Atchafalaya Basin is the largest remaining wetland in North America and one of the last resorts against catastrophic flooding from the Mississippi River for property between Baton Rouge and New Orleans. Construction of pipelines through the Basin, including the ongoing construction of the Bayou Bridge, threatens the Basin’s ability to take on flooding from the river by overloading it with sediment from felled trees and the rapid soil erosion that results during construction.
Disposal of dredged material during the construction of earlier pipelines led to the creation of spoil banks that have adversely affected water flow within the Basin and have affected the distribution of sediment, contributing to hypoxic areas. or “dead zones,” that lack oxygen and hurt wildlife as a result.
The report notes that “historically, there has been little enforcement of permit violations” from oil and gas companies in Louisiana. And pipeline spills and other incidents are on the rise, the report says.

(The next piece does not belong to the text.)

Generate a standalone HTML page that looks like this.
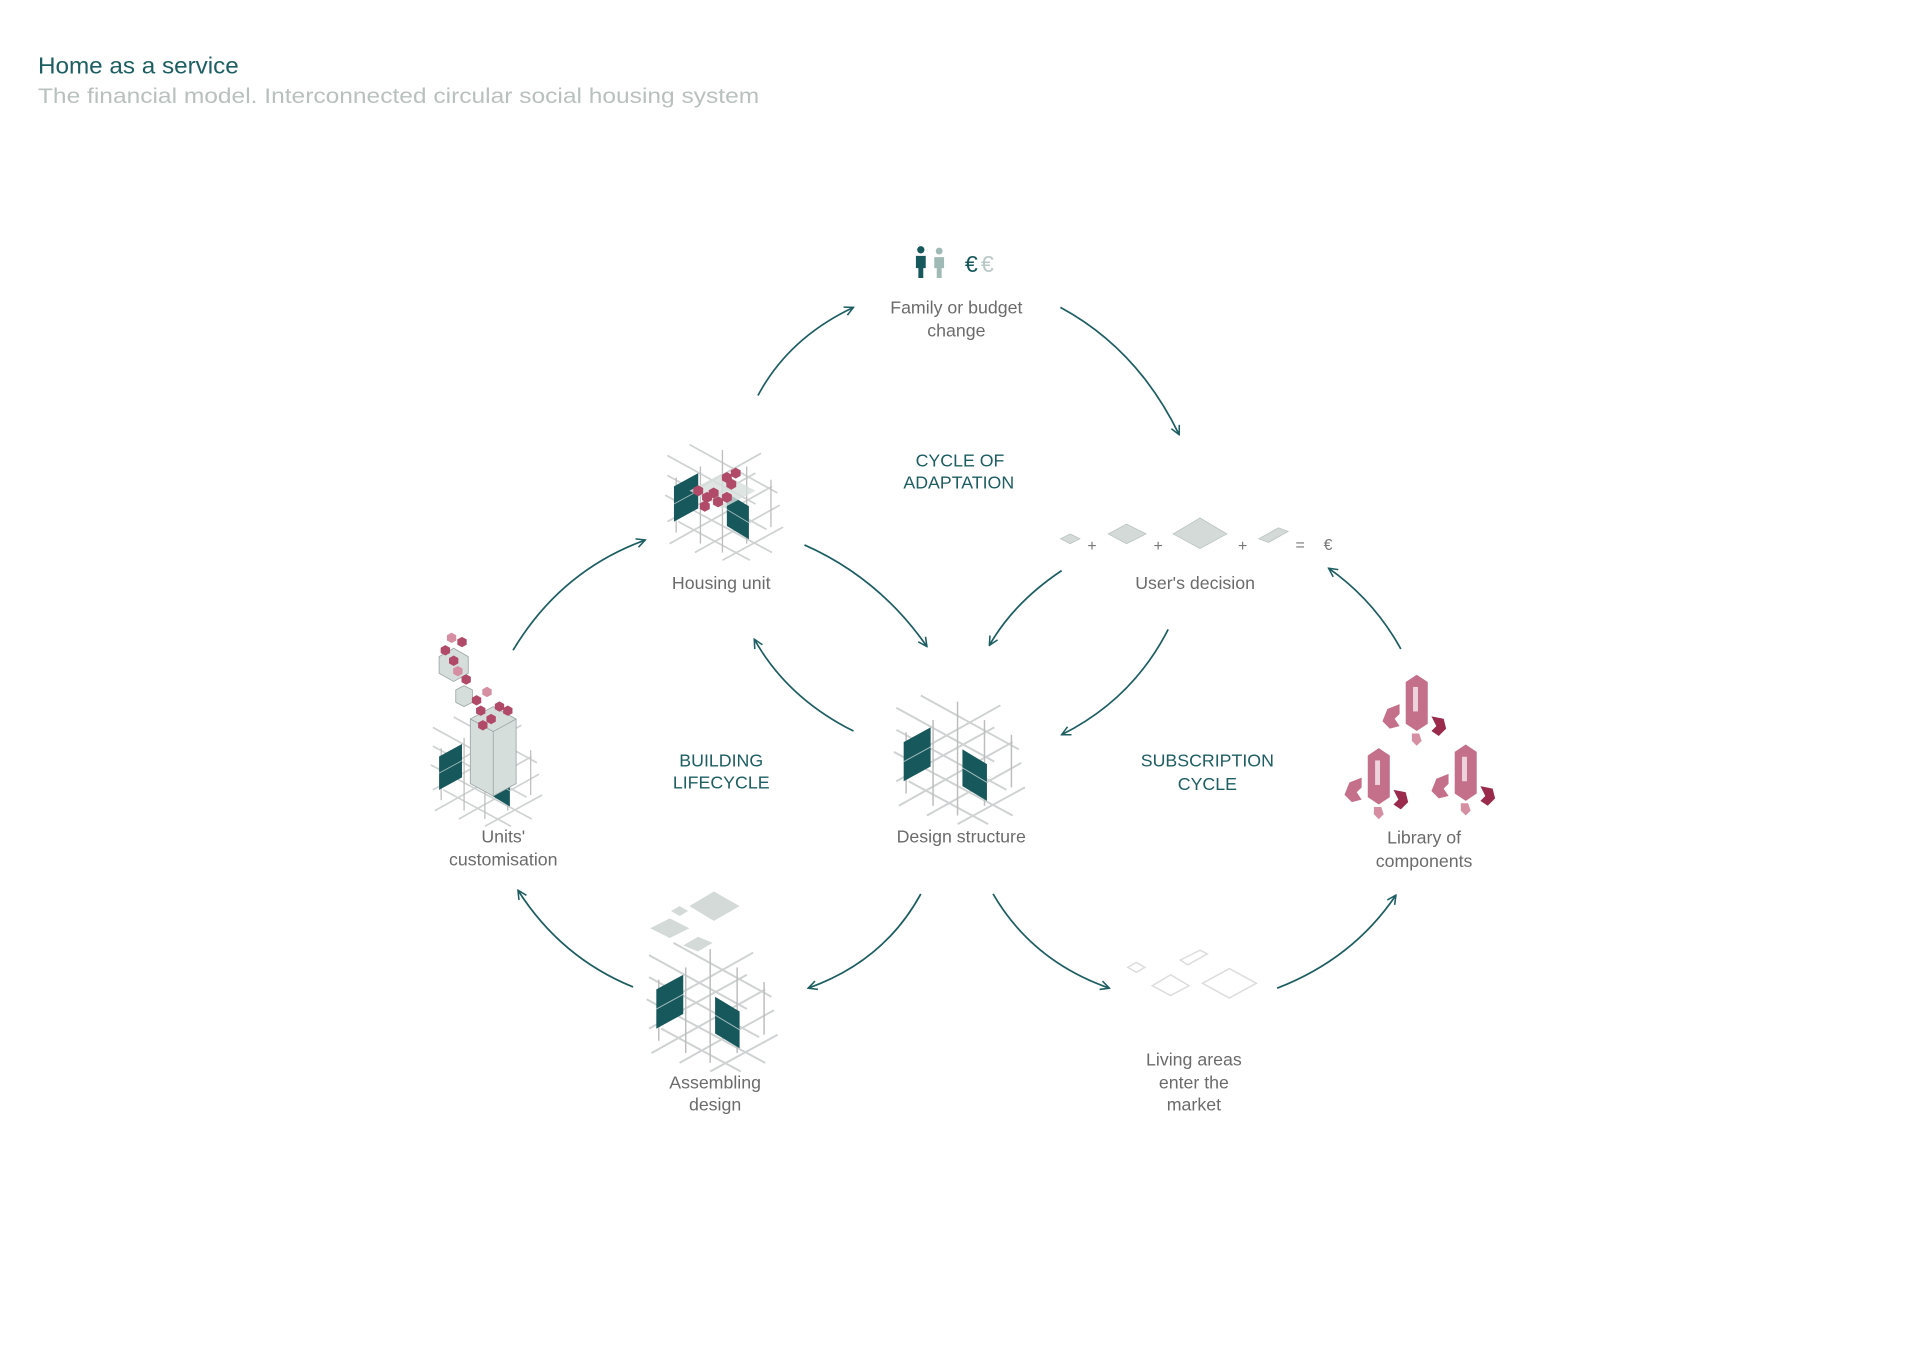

“Despite industry rhetoric to the contrary, there is no failsafe way to transport fossil fuels,” it states. “Over the past several years, spills of crude oil and liquid petroleum products from pipelines have increased, reversing earlier improvements.”
The report notes that even oil industry trade organizations have found that pipeline incidents “‘impacting the public or environment’ have increased in the last four years.”
Pipeline supporters say it will generate tax revenue and that pipelines are the safest and most reliable way to transport crude oil.
Opponents say the pipeline will significantly harm the region’s crawfish industry, harm the wetlands it crosses, and threaten the drinking water supply. They say it is not a question of whether a spill will happen, but when, and how bad it will be.
“In light of ETP’s abysmal spill record documented in this report, the frequency and severity of incidents raises serious cause for heightened concern surrounding Bayou Bridge and other projects owned and constructed by ETP,” the Louisiana Bucket Brigade said in an email.
The Bucket Brigade, founded in 2000, is a 501(c)3 nonprofit devoted to environmental health and justice.
“From the moment this pipeline was introduced, we have told our governor that the people of Louisiana need to be protected from this out-of-state oil company,” Bucket Brigade founder and director Anne Rolfes said in a statement.
“These numbers show that Energy Transfer Partners and Bayou Bridge are a serious threat to Louisiana. It’s why Water Protectors are doing all we can to prevent this company from operating in our state.”
A federal judge issued an injunction in February to stop construction of the Bayou Bridge pipeline while the court considers environmental challenges to the project.
In that 60-page ruling, U.S. District Judge Shelly Dick in Baton Rouge concluded that public interest in wetlands outweighs a company’s potential financial setbacks.
Judge Dick wrote that the pipeline threatens the health and longevity of the Atchafalaya Basin.
The injunction was stayed in March, however, by two of three judges at the Fifth Circuit Court of Appeals. An expedited hearing on the injunction appeal is scheduled before a merits panel of Fifth Circuit judges on April 30 in Houston.
Governor John Bel Edwards’ office did not reply to an emailed request for comment Tuesday.
Energy Transfer Partners told Courthouse News in an email: “In 2016, the Energy Transfer family of companies transported 1.5 billion barrels (a 23% increase over 2015) of onshore crude … and onshore refined and/or petroleum products through approximately 79,700 miles of pipeline of which 99.99% was delivered safely to its intended destination (versus 99.96% in 2015). While our goal is to maintain a 100% delivery rate, we are pleased with the results of the constant improvement processes we have in place.”